The article below "Leadership Takes Self-Control. Here’s What We Know About It" suggests three keys to boost self-control in organizations:
"Ultimately, the keys to avoiding self-control failures are to 1) allow the body to rest and restore self-control, 2) reexamine existing organizational policies that might inadvertently reduce employees’ self-control, and 3) create a culture that deters negative behaviors in moments of reduced self-control."
Interestingly, once again sleep and rest turn out to be essential elements for better self-control and better leadership.

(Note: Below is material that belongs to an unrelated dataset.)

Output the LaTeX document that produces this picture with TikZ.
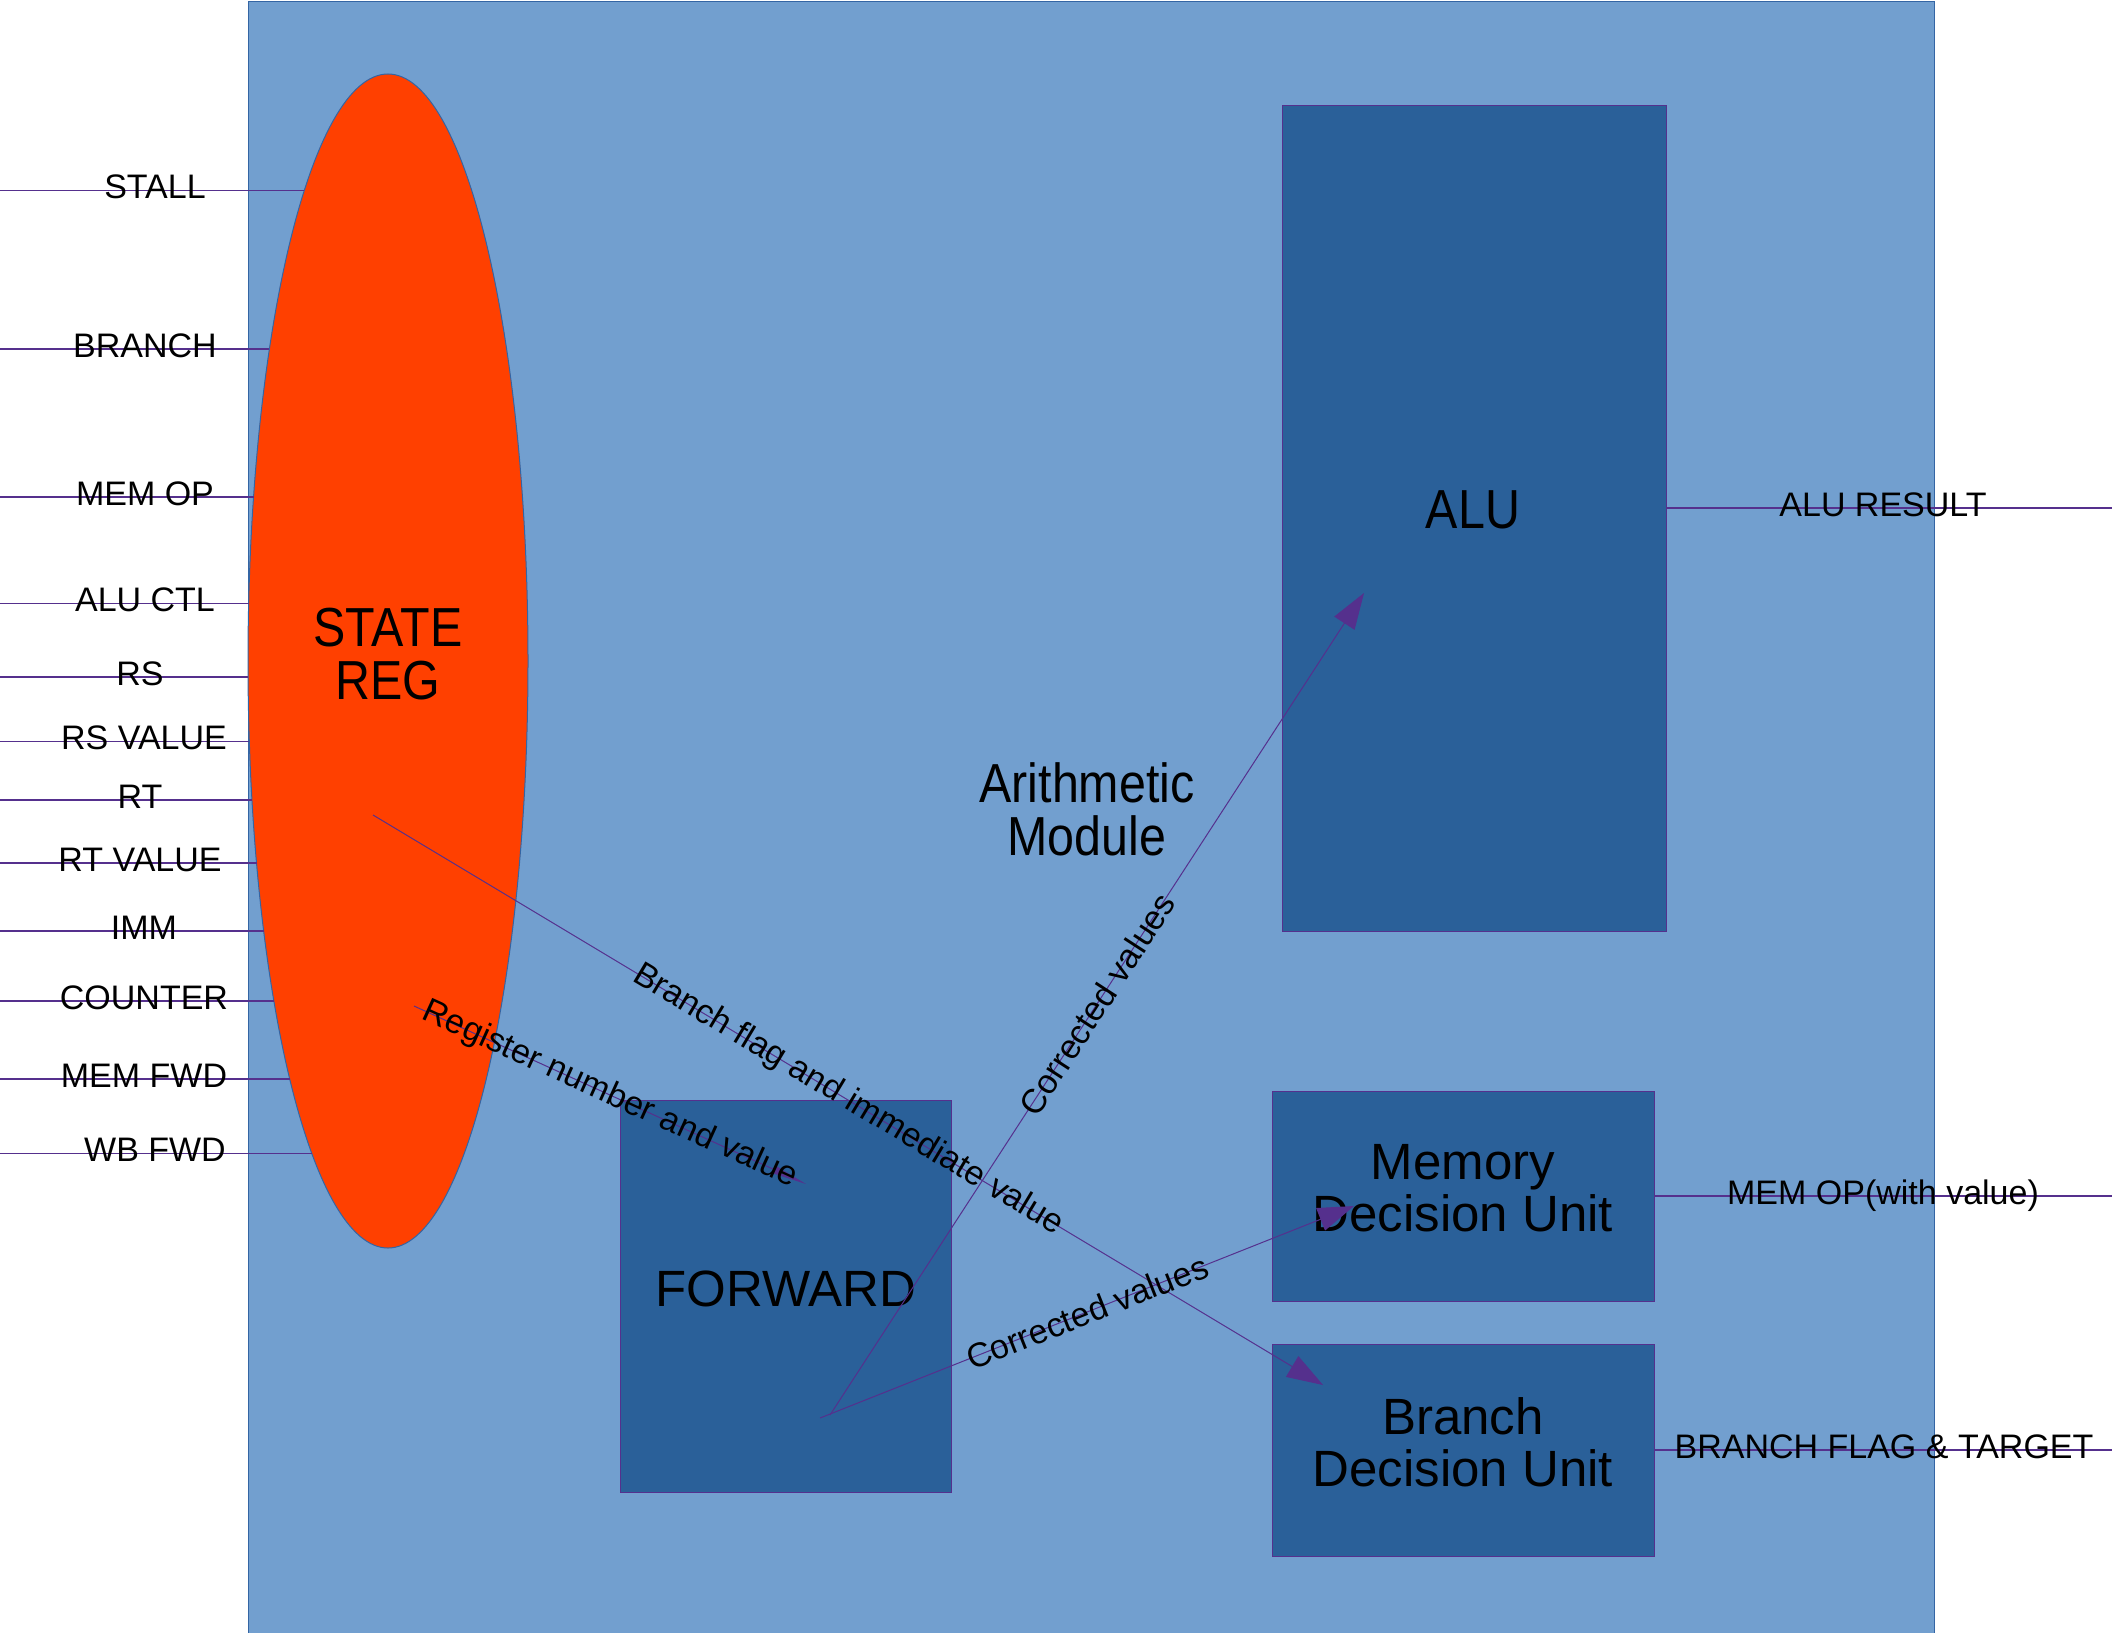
\documentclass[tikz,border=0pt]{standalone}
\usepackage{fontspec}
\setmainfont{Liberation Sans}
\newfontfamily\narrowsf[FakeStretch=0.88]{Liberation Sans}
\usetikzlibrary{arrows.meta,shapes.geometric}
\definecolor{bgblue}{HTML}{729FCF}
\definecolor{boxblue}{HTML}{2A6099}
\definecolor{regred}{HTML}{FF4000}
\definecolor{wire}{HTML}{55308D}
\definecolor{edgeblue}{HTML}{3465A4}
\begin{document}
\begin{tikzpicture}[x=0.5pt,y=-0.5pt,
  unitbox/.style={draw=wire,line width=0.5pt,fill=boxblue,inner sep=0pt,outer sep=0pt},
  sig/.style={draw=wire,line width=0.55pt},
  arr/.style={draw=wire,line width=0.5pt,-{Triangle[length=18pt,width=12pt,fill=wire]}},
  thinarr/.style={draw=wire,line width=0.5pt,-{Triangle[length=18pt,width=4pt,fill=wire]}},
  iolab/.style={inner sep=0pt,anchor=base,font=\fontsize{17pt}{20pt}\selectfont},
  edgelab/.style={inner sep=0pt,midway,sloped,font=\fontsize{17pt}{20pt}\selectfont},
  bignarrow/.style={inner sep=0pt,align=center,font=\narrowsf\fontsize{27.5pt}{26.5pt}\selectfont},
  bignormal/.style={inner sep=0pt,align=center,font=\fontsize{25.5pt}{26pt}\selectfont}]
\useasboundingbox (0,0) rectangle (2112,1632);
% module background
\node[draw=edgeblue,line width=0.5pt,fill=bgblue,inner sep=0pt,minimum width=843pt,minimum height=820pt,anchor=north west] (module) at (248,1) {};
% state register
\node[ellipse,draw=edgeblue,line width=0.5pt,fill=regred,inner sep=0pt,minimum width=140pt,minimum height=587pt] (sr) at (388,661) {};
\node[bignarrow] (srlab) at (388,654) {STATE\\REG};
% input signals
\foreach \yy/\lx/\nm/\lab in {190.6/155/stall/STALL,349/145/branch/BRANCH,497/145/memop/MEM OP,603.6/145/aluctl/ALU CTL,677/140/rs/RS,741.5/144/rsval/RS VALUE,800/140/rt/RT,863/140/rtval/RT VALUE,931/144/imm/IMM,1001/144/counter/COUNTER,1079/144/memfwd/MEM FWD,1153.6/155/wbfwd/WB FWD}{
  \pgfmathsetmacro\xe{388-140*sqrt(1-((\yy-661)/587)^2)}
  \coordinate (in-\nm) at (0,\yy);
  \coordinate (sr-\nm) at (\xe,\yy);
  \draw[sig] (in-\nm) -- (sr-\nm);
  \node[iolab] (lab-\nm) at (\lx,\yy+8) {\lab};
}
% units
\node[unitbox,minimum width=192pt,minimum height=412.5pt] (alu) at (1474,518.5) {};
\node[bignarrow] (alulab) at (1473,510) {ALU};
\node[bignarrow] (arith) at (1087,809) {Arithmetic\\Module};
\node[unitbox,minimum width=165.5pt,minimum height=196pt] (fwd) at (785.5,1296) {};
\node[bignormal] (fwdlab) at (786,1289) {FORWARD};
\node[unitbox,minimum width=191pt,minimum height=105pt] (mdu) at (1463,1196) {};
\node[bignormal] (mdulab) at (1463,1188) {Memory\\Decision Unit};
\node[unitbox,minimum width=191pt,minimum height=106pt] (bdu) at (1463,1450) {};
\node[bignormal] (bdulab) at (1463,1442) {Branch\\Decision Unit};
% outputs
\coordinate (aluout) at (2112,508);
\coordinate (memout) at (2112,1196);
\coordinate (brout) at (2112,1450);
\draw[sig] (aluout -| alu.east) -- (aluout);
\draw[sig] (memout -| mdu.east) -- (memout);
\draw[sig] (brout -| bdu.east) -- (brout);
\node[iolab] (lab-aluout) at (1883,516) {ALU RESULT};
\node[iolab] (lab-memout) at (1883,1204) {MEM OP(with value)};
\node[iolab] (lab-brout) at (1884,1458) {BRANCH FLAG \& TARGET};
% internal connectors
\coordinate (bf-s) at (373,815);
\coordinate (bf-e) at (1323,1385);
\coordinate (rg-s) at (414,1006);
\coordinate (rg-e) at (806,1184);
\coordinate (cva-s) at (830,1415);
\coordinate (cva-e) at (1364,593);
\coordinate (cvm-s) at (820,1418);
\coordinate (cvm-e) at (1354,1206);
\draw[arr] (bf-s) -- node[edgelab] (bflab) {Branch flag and immediate value} (bf-e);
\draw[thinarr] (rg-s) -- node[edgelab] (rglab) {Register number and value} (rg-e);
\draw[arr] (cva-s) -- node[edgelab] (cvalab) {Corrected values} (cva-e);
\draw[arr] (cvm-s) -- node[edgelab] (cvmlab) {Corrected values} (cvm-e);
\end{tikzpicture}
\end{document}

First, sleep appears to have an amazing restorative effects on self-control. One study found that leaders who slept well at night (defined as having minimal interruptions to sleep) were much more likely to exercise their self-control and refrain from displaying abusive supervision, such as yelling and cursing at low-performing subordinates, compared to their counterparts who did not sleep well. Modern organizations often require employees to work beyond traditional office hours in the name of increased productivity. But this could be counter-productive and lead to negative workplace behaviors due to employees lacking self-control. Instead, organizations should be mindful about how long work hours can impact employees’ behavior and wellbeing. Google, for example, installed sleep pods at the office to allow employees to nap and be reenergized.